Cumhurbaşkanı Erdoğan 1994 yılında Refah Partisinden İstanbul Büyükşehir Belediye Başkanı seçildi. 2002 yılından bu yana da tek başına iktidar olan AKP hem TOKİ hem de 1994’ten beri yönettiği belediye aracılığıyla İstanbul’da birçok kent suçuna imza attı. İşte onlardan bazıları:

  • İstanbul’un silueti bozuldu: Gökkafes, Şehrazat Konakları gibi yapılar silueti katlederken, Edirnekapı’daki Mihrimah Sultan Camii’nin siluet etkisini kaybettiği açıklandı.
  • Taksim yayalaştırma projesiyle, meydana büyük mücadelelerle kurtarılan Gezi Parkı dışında tamamen beton döküldü; meydan insansızlaştırıldı.
  • Emek Sineması, Maksim Gazinosu ve İstanbul’un ilk sineması olan Majik Sineması yıkılarak yerlerine AVM’ler inşa edilmeye başlandı. Maksim Gazinosu ve Majik Sineması’nın alanında inşa edilen AVM’ye ruhsat iptali çıktıysa da inşaat yükselene kadar mühürleme gerçekleşmedi.
  • Haliç Metro Köprüsü’nün ve Marmaray’ın yarattığı tahribat, Aksaray’daki yıkımlar, Fener-Balat’taki acele kamulaştırma, Sulukule’deki yerinden edilme ve Yenikapı’da yapılan dolgu miting alanı sonucunda Tarihi Yarımada’da yaratılan tahribatlar, UNESCO ve ICOMOS tarafından kültürel miras ve evrensel değer kabul edilen İstanbul’u bu niteliğini kaybetmesi tehlikesiyle karşı karşıya bıraktı.
  • Haydarpaşa Garı’nın artık gar olarak kullanılmayacağının ilanından sonra, Haydarpaşa’da 2010 yılında yangın çıktı ve akabinde kaderine terk edilen bina çürümeye başladı.
  • Kuzey Ormanları Üçüncü Köprü ve Üçüncü Havalimanı inşaatlarıyla katledildi. Burada bulunan İstanbul’un önemli yeraltı ve yerüstü su kaynakları zarar gördü.

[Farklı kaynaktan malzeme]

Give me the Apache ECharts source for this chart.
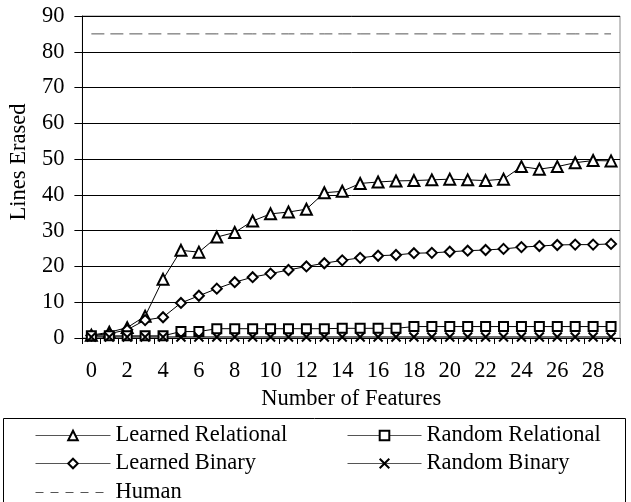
<!DOCTYPE html>
<html><head><meta charset="utf-8">
<script src="https://cdn.jsdelivr.net/npm/echarts@6/dist/echarts.min.js"></script>
<style>html,body{margin:0;padding:0;background:#fff}#c{width:631px;height:502px}</style>
</head><body><div id="c"></div>
<script>
var features = ['0','1','2','3','4','5','6','7','8','9','10','11','12','13','14','15','16','17','18','19','20','21','22','23','24','25','26','27','28','29'];
var learnedRelational = [0.8,1.6,2.9,6.1,16.4,24.5,24.0,28.2,29.5,32.7,34.7,35.2,36.0,40.6,41.0,43.2,43.6,43.9,44.0,44.2,44.4,44.2,44.0,44.4,47.9,47.2,47.9,49.0,49.6,49.5];
var learnedBinary = [0.7,1.2,2.3,5.0,5.8,9.8,11.8,13.8,15.6,17.0,18.0,19.0,20.0,20.9,21.7,22.4,23.0,23.2,23.7,23.8,24.1,24.4,24.6,24.9,25.4,25.7,26.0,26.1,26.1,26.3];
var randomRelational = [0.6,0.6,0.6,0.6,0.6,1.8,1.8,2.6,2.6,2.6,2.6,2.6,2.6,2.6,2.7,2.7,2.7,2.7,3.2,3.2,3.2,3.2,3.2,3.2,3.2,3.2,3.2,3.2,3.2,3.2];
var randomBinary = [0.3,0.3,0.3,0.3,0.3,0.3,0.3,0.3,0.3,0.3,0.3,0.3,0.3,0.3,0.3,0.3,0.3,0.3,0.3,0.3,0.3,0.3,0.3,0.3,0.3,0.3,0.3,0.3,0.3,0.3];
var human = [85,85,85,85,85,85,85,85,85,85,85,85,85,85,85,85,85,85,85,85,85,85,85,85,85,85,85,85,85,85];
var yTicks = {min:0, max:90, interval:10};

var FONT = '"Liberation Serif", "Times New Roman", serif';
var FS = 22.5;
var chart = echarts.init(document.getElementById('c'));
var crossPath = 'path://M0,0L10,10M0,10L10,0';
function ser(name, data, symbol, size) {
  return {
    name: name, type: 'line', data: data, symbol: symbol, symbolSize: size,
    showAllSymbol: true, animation: false,
    lineStyle: {color: '#000', width: 1},
    itemStyle: {color: symbol === crossPath ? '#000' : '#fff', borderColor: '#000', borderWidth: 2}
  };
}
function leg(item, left, top, w, dash) {
  return {
    data: [item], left: left, top: top, padding: 0, itemWidth: w, itemHeight: 12,
    selectedMode: false,
    lineStyle: {color: '#555', width: 1, type: dash || 'solid'},
    textStyle: {fontFamily: FONT, fontSize: FS, color: '#000', padding: [0,0,0,0]}
  };
}
chart.setOption({
  backgroundColor: '#fff',
  animation: false,
  grid: {left: 80, right: 11, top: 16, bottom: 164, show: true, borderColor: '#888', borderWidth: 1},
  xAxis: {
    type: 'category', data: features, boundaryGap: true,
    name: 'Number of Features', nameLocation: 'middle', nameGap: 48,
    nameTextStyle: {fontFamily: FONT, fontSize: FS, color: '#000'},
    axisLine: {lineStyle: {color: '#000', width: 1}},
    axisTick: {show: true, interval: 0, length: 6, lineStyle: {color: '#000'}},
    axisLabel: {interval: 1, fontFamily: FONT, fontSize: FS, color: '#000', margin: 22}
  },
  yAxis: {
    type: 'value', min: yTicks.min, max: yTicks.max, interval: yTicks.interval,
    name: 'Lines Erased', nameLocation: 'middle', nameGap: 46,
    nameTextStyle: {fontFamily: FONT, fontSize: FS, color: '#000', padding: [0, 0, 0, 30]},
    axisLine: {show: true, lineStyle: {color: '#000', width: 1}},
    axisTick: {show: true, length: 8, lineStyle: {color: '#000'}},
    axisLabel: {fontFamily: FONT, fontSize: FS, color: '#000', margin: 18},
    splitLine: {lineStyle: {color: '#000', width: 1}}
  },
  legend: [
    leg('Learned Relational', 35, 424, 75),
    leg('Random Relational', 347, 424, 74),
    leg('Learned Binary', 35, 452, 75),
    leg('Random Binary', 347, 452, 74),
    leg({name: 'Human', itemStyle: {color: 'transparent', borderColor: 'transparent', borderWidth: 0, opacity: 0}}, 35, 481, 75, [8, 7])
  ],
  graphic: [{type: 'rect', shape: {x: 3.5, y: 418.5, width: 622, height: 95}, style: {fill: 'none', stroke: '#000', lineWidth: 1}, silent: true}],
  series: [
    ser('Learned Relational', learnedRelational, 'triangle', 11),
    ser('Learned Binary', learnedBinary, 'diamond', 10),
    ser('Random Relational', randomRelational, 'rect', 9),
    ser('Random Binary', randomBinary, crossPath, 9),
    {name: 'Human', type: 'line', data: human, symbol: 'none', animation: false,
     lineStyle: {color: '#555', width: 1, type: [13, 6]}, itemStyle: {color: '#555'}}
  ]
});
</script></body></html>
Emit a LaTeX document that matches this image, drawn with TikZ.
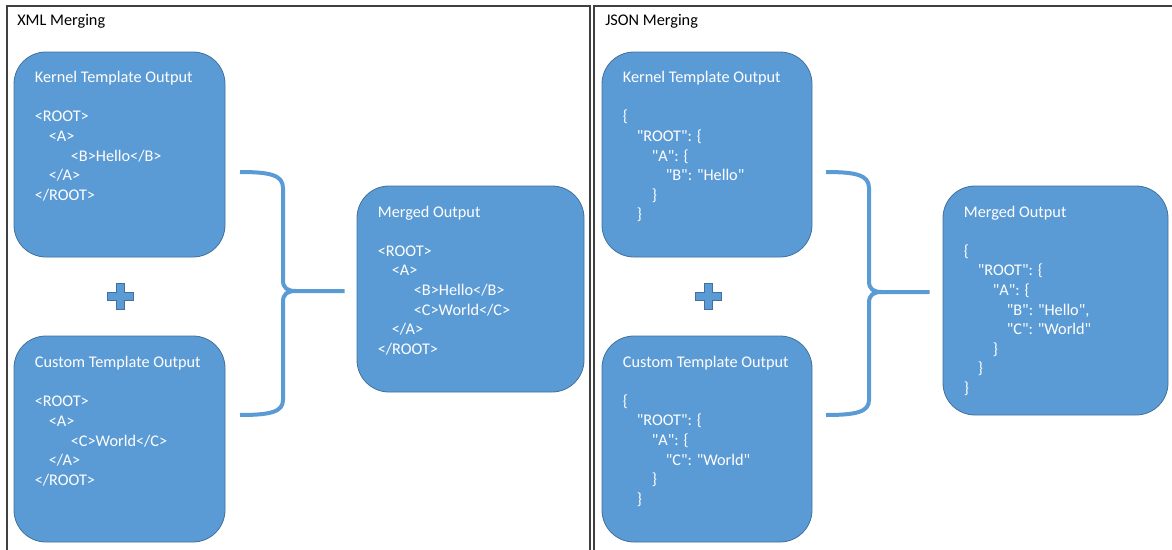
\documentclass[tikz,border=0pt]{standalone}
\usepackage{fontspec}
\setmainfont{Carlito}[Ligatures=TeXOff]
\usetikzlibrary{positioning}
\definecolor{boxblue}{HTML}{5B9BD5}
\definecolor{boxedge}{HTML}{41719C}

\begin{document}
\begin{tikzpicture}[x=0.75pt,y=-0.75pt,
  tbox/.style={draw=boxedge,fill=boxblue,rounded corners=24pt,line width=0.6pt},
  codetxt/.style={text=white,align=left,inner sep=0pt,anchor=north west,font=\fontsize{12.2}{14.7}\selectfont},
  paneltitle/.style={inner sep=0pt,anchor=base west,font=\fontsize{12.2}{14.7}\selectfont},
  frame/.style={draw=black!75,line width=1pt},
  brace/.style={draw=boxblue,line width=3pt},
  plus/.style={fill=boxblue,draw=boxedge,line width=0.5pt}]
\clip (0,0) rectangle (1172,550);
% panels
\draw[frame] (7,6) rectangle (590,570);
\draw[frame] (594,6) rectangle (1190,570);
\node[paneltitle] (xmltitle) at (17,25) {XML Merging};
\node[paneltitle] (jsontitle) at (605,25) {JSON Merging};

% XML side
\node[tbox,minimum width=158.25pt,minimum height=153.75pt] (kernxml) at (119.5,154.5) {};
\node[tbox,minimum width=158.25pt,minimum height=154.5pt] (custxml) at (119.5,439) {};
\node[tbox,minimum width=170.25pt,minimum height=154.5pt] (mergxml) at (470.5,289) {};
\node[codetxt] (kernxmltxt) at ([shift={(21,19.5)}]kernxml.north west) {Kernel Template Output\\[14.7pt]
  <ROOT>\\ \hspace*{10.5pt}<A>\\ \hspace*{27pt}<B>Hello</B>\\ \hspace*{10.5pt}</A>\\ </ROOT>};
\node[codetxt] (custxmltxt) at ([shift={(21,20.5)}]custxml.north west) {Custom Template Output\\[14.7pt]
  <ROOT>\\ \hspace*{10.5pt}<A>\\ \hspace*{27pt}<C>World</C>\\ \hspace*{10.5pt}</A>\\ </ROOT>};
\node[codetxt] (mergxmltxt) at ([shift={(21,20)}]mergxml.north west) {Merged Output\\[14.7pt]
  <ROOT>\\ \hspace*{10.5pt}<A>\\ \hspace*{27pt}<B>Hello</B>\\ \hspace*{27pt}<C>World</C>\\
  \hspace*{10.5pt}</A>\\ </ROOT>};

% JSON side
\node[tbox,minimum width=157.5pt,minimum height=153.75pt] (kernjson) at (707,154.5) {};
\node[tbox,minimum width=157.5pt,minimum height=154.5pt] (custjson) at (707,439) {};
\node[tbox,minimum width=168.75pt,minimum height=171.75pt] (mergjson) at (1055.5,300.5) {};
\node[codetxt] (kernjsontxt) at ([shift={(21,19.5)}]kernjson.north west) {Kernel Template Output\\[14.7pt]
  \{\\ \hspace*{10.5pt}"ROOT": \{\\ \hspace*{21.75pt}"A": \{\\ \hspace*{32.25pt}"B": "Hello"\\
  \hspace*{21.75pt}\}\\ \hspace*{10.5pt}\}};
\node[codetxt] (custjsontxt) at ([shift={(21,20)}]custjson.north west) {Custom Template Output\\[14.7pt]
  \{\\ \hspace*{10.5pt}"ROOT": \{\\ \hspace*{21.75pt}"A": \{\\ \hspace*{32.25pt}"C": "World"\\
  \hspace*{21.75pt}\}\\ \hspace*{10.5pt}\}};
\node[codetxt] (mergjsontxt) at ([shift={(21,20)}]mergjson.north west) {Merged Output\\[14.7pt]
  \{\\ \hspace*{10.5pt}"ROOT": \{\\ \hspace*{21.75pt}"A": \{\\ \hspace*{32.25pt}"B": "Hello",\\
  \hspace*{32.25pt}"C": "World"\\ \hspace*{21.75pt}\}\\ \hspace*{10.5pt}\}\\ \}};

% plus signs
\foreach \cx in {120,708}
  \draw[plus,shift={(\cx,296)}] (-4,-13) -- (4,-13) -- (4,-4) -- (13,-4) -- (13,4) -- (4,4)
    -- (4,13) -- (-4,13) -- (-4,4) -- (-13,4) -- (-13,-4) -- (-4,-4) -- cycle;

% braces
\coordinate (xtop) at (240,172);
\coordinate (xbot) at (240,415);
\coordinate (xtip) at ([xshift=-9pt]mergxml.west |- 0,291);
\draw[brace] (xtop) .. controls (270,172) and (283,175) .. (283,188) -- (283,280)
  .. controls (283,288) and (287,291) .. (296,291) -- (xtip);
\draw[brace] (xbot) .. controls (270,415) and (283,412) .. (283,400) -- (283,302)
  .. controls (283,294) and (287,291) .. (296,291);
\coordinate (jtop) at (826,172);
\coordinate (jbot) at (826,415);
\coordinate (jtip) at ([xshift=-9.75pt]mergjson.west |- 0,292);
\draw[brace] (jtop) .. controls (856,172) and (869,175) .. (869,188) -- (869,281)
  .. controls (869,289) and (873,292) .. (882,292) -- (jtip);
\draw[brace] (jbot) .. controls (856,415) and (869,412) .. (869,400) -- (869,303)
  .. controls (869,295) and (873,292) .. (882,292);
\end{tikzpicture}
\end{document}
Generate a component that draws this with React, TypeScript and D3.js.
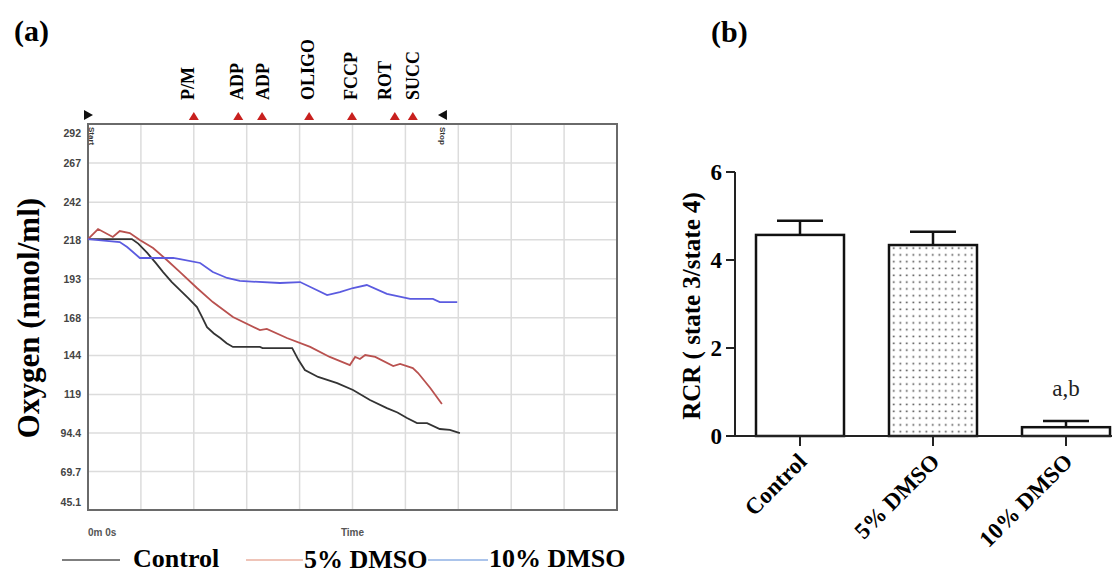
import * as d3 from "d3";

// ---- panel (a): oxygen trace data [time in grid units, nmol/ml] ----
const controlTrace: [number, number][] = [
  [0, 218.4], [0.83, 218.4], [0.95, 215.5], [1.12, 209.5], [1.28, 203.2], [1.42, 197.3],
  [1.58, 191.0], [1.74, 185.8], [1.9, 180.5], [2.06, 174.9], [2.15, 169.0], [2.25, 162.1],
  [2.38, 158.0], [2.5, 155.1], [2.62, 151.8], [2.74, 149.4], [3.25, 149.4], [3.3, 148.7],
  [3.86, 148.7], [3.98, 141.0], [4.1, 134.6], [4.35, 130.2], [4.71, 126.3], [5.01, 121.9],
  [5.33, 115.5], [5.65, 110.3], [5.85, 107.5], [6.03, 103.9], [6.22, 100.7], [6.41, 100.7],
  [6.65, 96.9], [6.84, 96.3], [7.03, 94.3],
];
const dmso5Trace: [number, number][] = [
  [0, 218.4], [0.19, 224.8], [0.47, 219.7], [0.6, 223.5], [0.79, 222.2], [0.98, 217.8],
  [1.23, 212.7], [1.49, 205.0], [1.74, 197.3], [2.06, 187.1], [2.36, 178.1], [2.74, 168.5],
  [3.25, 160.2], [3.38, 160.9], [3.76, 155.1], [4.2, 149.4], [4.57, 143.0], [4.95, 137.8],
  [5.05, 143.0], [5.14, 141.7], [5.24, 144.2], [5.43, 143.0], [5.77, 137.2], [5.9, 138.5],
  [6.14, 135.9], [6.24, 132.7], [6.47, 123.1], [6.69, 112.9],
];
const dmso10Trace: [number, number][] = [
  [0, 218.4], [0.6, 216.5], [0.74, 213.3], [0.98, 206.3], [1.61, 206.3], [1.74, 205.6],
  [2.12, 203.1], [2.36, 197.3], [2.63, 193.5], [2.87, 191.6], [3.63, 190.3], [4.01, 190.9],
  [4.52, 182.6], [4.76, 184.5], [5.01, 187.1], [5.27, 189.0], [5.65, 183.3], [6.09, 180.1],
  [6.52, 180.1], [6.65, 178.1], [6.98, 178.1],
];
const oxygenTicks = [292, 267, 242, 218, 193, 168, 144, 119, 94.4, 69.7, 45.1];
const injectionNames = ["P/M", "ADP", "ADP", "OLIGO", "FCCP", "ROT", "SUCC"];
const injectionTimes = [2.0, 2.84, 3.29, 4.18, 4.99, 5.8, 6.14];
const injectionLabelTimes = [1.89, 2.82, 3.31, 4.16, 4.97, 5.61, 6.14];
const startTime = 0;
const stopTime = 6.71;
const legendNames = ["Control", "5% DMSO", "10% DMSO"];

// ---- panel (b): respiratory control ratio ----
const groups = ["Control", "5% DMSO", "10% DMSO"];
const rcrMean = [4.57, 4.34, 0.2];
const rcrSem = [0.32, 0.3, 0.14];
const rcrTicks = [0, 2, 4, 6];

const serif = "'Liberation Serif', 'DejaVu Serif', serif";
const sans = "'Liberation Sans', Arial, sans-serif";

const left = 88;
const right = 617;
const top = 124;
const bottom = 510;

export default function App() {
  const x = d3.scaleLinear().domain([0, 10]).range([left, right]);
  const y = d3.scaleLinear().domain([45.1, 292]).range([bottom, top]);
  const line = d3
    .line<[number, number]>()
    .x((d) => x(d[0]))
    .y((d) => y(d[1]));

  const traces = [
    { data: controlTrace, color: "#333333", legend: "#555555" },
    { data: dmso5Trace, color: "#b9514f", legend: "#eab0a0" },
    { data: dmso10Trace, color: "#5b5be0", legend: "#8fb0e4" },
  ];

  // bar chart scales
  const bx = d3.scalePoint<string>().domain(groups).range([800, 1066]);
  const by = d3.scaleLinear().domain([0, 6]).range([436, 172]);
  const barW = 88;

  const tri = (cx: number, cy: number, dir: string) => {
    if (dir === "up") return `M${cx - 5},${cy + 4}L${cx + 5},${cy + 4}L${cx},${cy - 4}Z`;
    if (dir === "right") return `M${cx - 4},${cy - 5}L${cx - 4},${cy + 5}L${cx + 5},${cy}Z`;
    return `M${cx + 4},${cy - 5}L${cx + 4},${cy + 5}L${cx - 5},${cy}Z`;
  };

  return (
    <svg
      width={1120}
      height={575}
      viewBox="0 0 1120 575"
      style={{ position: "absolute", left: 0, top: 0, background: "#fff" }}
    >
      <defs>
        <pattern id="dots" width={6.5} height={6.8} patternUnits="userSpaceOnUse">
          <rect x={2.5} y={2.5} width={1.6} height={1.6} fill="#444" />
        </pattern>
      </defs>

      {/* ---------- panel (a) ---------- */}
      <text x={14} y={41} fontFamily={serif} fontWeight="bold" fontSize={30}>
        (a)
      </text>

      {/* grid */}
      <g stroke="#dcdcdc" strokeWidth={1.5}>
        {d3.range(1, 10).map((i) => (
          <line key={"v" + i} x1={x(i)} x2={x(i)} y1={top} y2={bottom} />
        ))}
        {oxygenTicks.slice(1, -1).map((t) => (
          <line key={"h" + t} x1={left} x2={right} y1={y(t)} y2={y(t)} />
        ))}
      </g>
      <rect
        x={left}
        y={top}
        width={right - left}
        height={bottom - top}
        fill="none"
        stroke="#6a6a6a"
        strokeWidth={2}
      />

      {/* y tick labels */}
      <g fontFamily={sans} fontWeight="bold" fontSize={10.5} fill="#444" textAnchor="end">
        {oxygenTicks.map((t, i) => {
          let yy = y(t) + 4;
          if (i === 0) yy = top + 13;
          if (i === oxygenTicks.length - 1) yy = bottom - 4;
          return (
            <text key={t} x={81} y={yy}>
              {t}
            </text>
          );
        })}
      </g>
      <text
        transform={`translate(39,${(top + bottom) / 2 + 1}) rotate(-90)`}
        textAnchor="middle"
        fontFamily={serif}
        fontWeight="bold"
        fontSize={31}
      >
        Oxygen (nmol/ml)
      </text>
      <text x={left} y={536} fontFamily={sans} fontWeight="bold" fontSize={10} fill="#555">
        0m 0s
      </text>
      <text x={x(5)} y={536} fontFamily={sans} fontWeight="bold" fontSize={10} fill="#555" textAnchor="middle">
        Time
      </text>

      {/* traces */}
      {traces.map((tr, i) => (
        <path key={i} d={line(tr.data) || ""} fill="none" stroke={tr.color} strokeWidth={1.8} />
      ))}

      {/* injection markers */}
      <path d={tri(x(startTime), 115, "right")} fill="#111" />
      <path d={tri(x(stopTime), 115, "left")} fill="#111" />
      <text
        transform={`translate(${x(startTime) + 1},127) rotate(90)`}
        fontFamily={sans}
        fontWeight="bold"
        fontSize={8}
        fill="#333"
      >
        Start
      </text>
      <text
        transform={`translate(${x(stopTime) - 3},127) rotate(90)`}
        fontFamily={sans}
        fontWeight="bold"
        fontSize={8}
        fill="#333"
      >
        Stop
      </text>
      {injectionTimes.map((t, i) => (
        <path key={"tri" + i} d={tri(x(t), 116, "up")} fill="#c8201e" />
      ))}
      {injectionNames.map((n, i) => (
        <text
          key={"lab" + i}
          transform={`translate(${x(injectionLabelTimes[i]) + 6},100) rotate(-90)`}
          fontFamily={serif}
          fontWeight="bold"
          fontSize={18}
        >
          {n}
        </text>
      ))}

      {/* legend */}
      <g fontFamily={serif} fontWeight="bold" fontSize={26}>
        <line x1={62} x2={120} y1={560} y2={560} stroke={traces[0].legend} strokeWidth={1.5} />
        <text x={133} y={567}>
          {legendNames[0]}
        </text>
        <line x1={246} x2={303} y1={560} y2={560} stroke={traces[1].legend} strokeWidth={1.5} />
        <text x={304} y={568}>
          {legendNames[1]}
        </text>
        <line x1={428} x2={488} y1={560} y2={560} stroke={traces[2].legend} strokeWidth={1.5} />
        <text x={489} y={567}>
          {legendNames[2]}
        </text>
      </g>

      {/* ---------- panel (b) ---------- */}
      <text x={711} y={42} fontFamily={serif} fontWeight="bold" fontSize={30}>
        (b)
      </text>

      {groups.map((g, i) => {
        const cx = bx(g) as number;
        return (
          <g key={g}>
            <line x1={cx} x2={cx} y1={by(rcrMean[i])} y2={by(rcrMean[i] + rcrSem[i])} stroke="#111" strokeWidth={2.5} />
            <line
              x1={cx - 23}
              x2={cx + 23}
              y1={by(rcrMean[i] + rcrSem[i])}
              y2={by(rcrMean[i] + rcrSem[i])}
              stroke="#111"
              strokeWidth={2.5}
            />
            <rect
              x={cx - barW / 2}
              y={by(rcrMean[i])}
              width={barW}
              height={by(0) - by(rcrMean[i])}
              fill={i === 1 ? "url(#dots)" : "#fff"}
              stroke="#111"
              strokeWidth={2.5}
            />
            <line x1={cx} x2={cx} y1={by(0)} y2={by(0) + 10} stroke="#222" strokeWidth={2} />
            <text
              transform={`translate(${cx + 8},463) rotate(-45)`}
              textAnchor="end"
              fontFamily={serif}
              fontWeight="bold"
              fontSize={23}
            >
              {g}
            </text>
          </g>
        );
      })}

      {/* y axis (b) */}
      <line x1={735} x2={735} y1={by(6)} y2={by(0)} stroke="#222" strokeWidth={2} />
      <line x1={735} x2={1112} y1={by(0)} y2={by(0)} stroke="#222" strokeWidth={2} />
      {rcrTicks.map((t) => (
        <g key={t}>
          <line x1={726} x2={735} y1={by(t)} y2={by(t)} stroke="#222" strokeWidth={2} />
          <text
            x={722}
            y={by(t) + 8}
            textAnchor="end"
            fontFamily={serif}
            fontWeight="bold"
            fontSize={23}
          >
            {t}
          </text>
        </g>
      ))}
      <text
        transform={`translate(700,${(by(6) + by(0)) / 2 + 2}) rotate(-90)`}
        textAnchor="middle"
        fontFamily={serif}
        fontWeight="bold"
        fontSize={25}
      >
        RCR ( state 3/state 4)
      </text>
      <text
        x={bx("10% DMSO") as number}
        y={396}
        textAnchor="middle"
        fontFamily={serif}
        fontSize={23}
        fill="#222"
      >
        a,b
      </text>
    </svg>
  );
}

  • Dev Çamlıca Camii ve Külliyesi inşaatı nedeniyle Çamlıca Tepesi tahrip edildi.
  • Sulukule, Tarlabaşı ve Ayazma’da yaşanan kentsel dönüşümle buralarda yaşayanların yaşam alanlarına el konuldu.
  • Mecidiyeköy’deki Likör Fabrikası yıkıldı ve mahkemenin olumsuz kararına rağmen gökdelen inşa edildi.